A few years ago the Hindu-supremacist government of India adopted a pair of laws that make it easy to declare Muslims non-citizens and exile them.
Nowadays, all religions other than Hindu are now targets. Buddhists have faced persecution, especially when Dalits want to convert to Buddhism as a rejection of Hinduism's oppression of them — following Dr Ambedkar's lead.
Guantanamo prison is building a new court room designed for real time censorship of testimony.
A UN meeting failed to agree on banning autonomous weapon systems, and meanwhile it's possible they are already being used.
The number of recorded threatened species has jumped from 17,000 in 2010 to 42,000 today. By 2040 it may be hundreds of thousands.
Protesters camping out near Biden's home call on him to declare a climate emergency.
He definitely must do something more. What, concretely, would a "climate emergency" do? Would it have legal consequences (as it did in British courts), or would it be a no-op?
Robert Reich relates the movie It's A Wonderful Life to US politics, which seems to have been its purpose.
(satire) *New Initiative Decreases Stigma Against Homeless By Making Majority Of People Homeless.*
It would decrease inequality, too.
Global heating will enable hurricanes to form, and strike the coast, farther north than they could ever do during the past few centuries.

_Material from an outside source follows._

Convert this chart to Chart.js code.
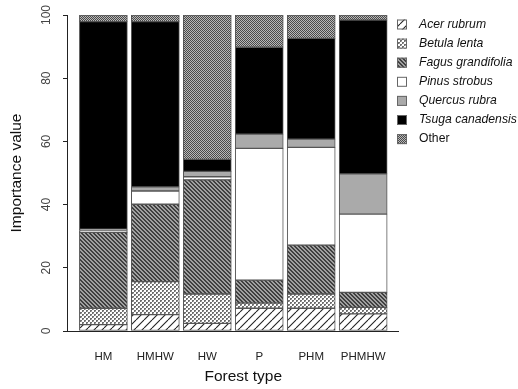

Fines against businesses fail to deter destruction or poisoning of natural systems. We should prosecute and imprison the individual culprits.
*Colorado trucker’s 110-year sentence reduced to 10 years after outcry.*
It is not clear to me that his losing control of the truck deserves to be punished at all. He didn't decide to lose control; he tried to regain control, and failed.
Is it just to punish people for being the instrument of misfortune? Does it make society safer? I don't think so.
Anti-vaxxers in the UK are launching harassment and violent threats against scientists who advise the government about public health, and their relatives and associates.
France has banned selling many fruits and vegetables in a plastic containers.
The western obituaries for Desmond Tutu generally don't mention that he compared the Israeli occupation of Palestine to the apartheid that he knew from South Africa.
*Warm winter could prove fatal for UK’s endangered species.* The warmth causes species to miss out on the relationships that they need to other species, and thus discoordinates ecosystems.
If they make it through this year, I doubt they will make it through winter in 2050.
Many Uber drivers who work in San Francisco can't afford to live there, so they live in another city and stay in San Francisco for a few days, sleeping in their cars between work shifts. One of them was murdered. What responsibility does Uber have in the matter?
Uber does wrong to all its drivers by paying them so little and by stopping them from organizing a union that can demand better working conditions. Uber is totally responsible for that.
They also suffer from the political pressure of many well-off citizens who demand to keep housing density low, even though the result is to drive millions into poverty. Uber is not responsible for that, but it is responsible for the low pay and bad working conditions.
(Don't forget that Uber mistreats its customers too, by making them identify themselves and run nonfree software. This is why I refuse ever to be a customer of Uber — I won't even get into an Uber car.)
But is Uber responsible for the murder of one of its drivers? I don't see the connection.
Many US citizens need to renounce their citizenship — often to avoid paying US taxes as well as the taxes of the country they live in, sometimes in order to become a citizen of that country. But the US is not cooperating with the process, and that blocks them all.
The new German government plans to eliminate retention of telecommunications metadata, in the absence of a specific reason.
Delta has jumped on the CDC's truncation of the recommended isolation time, and gone even further.
Some workers will be sick enough that they shouldn't or can't work after 5 days. Indeed, some of them may stay sick for weeks.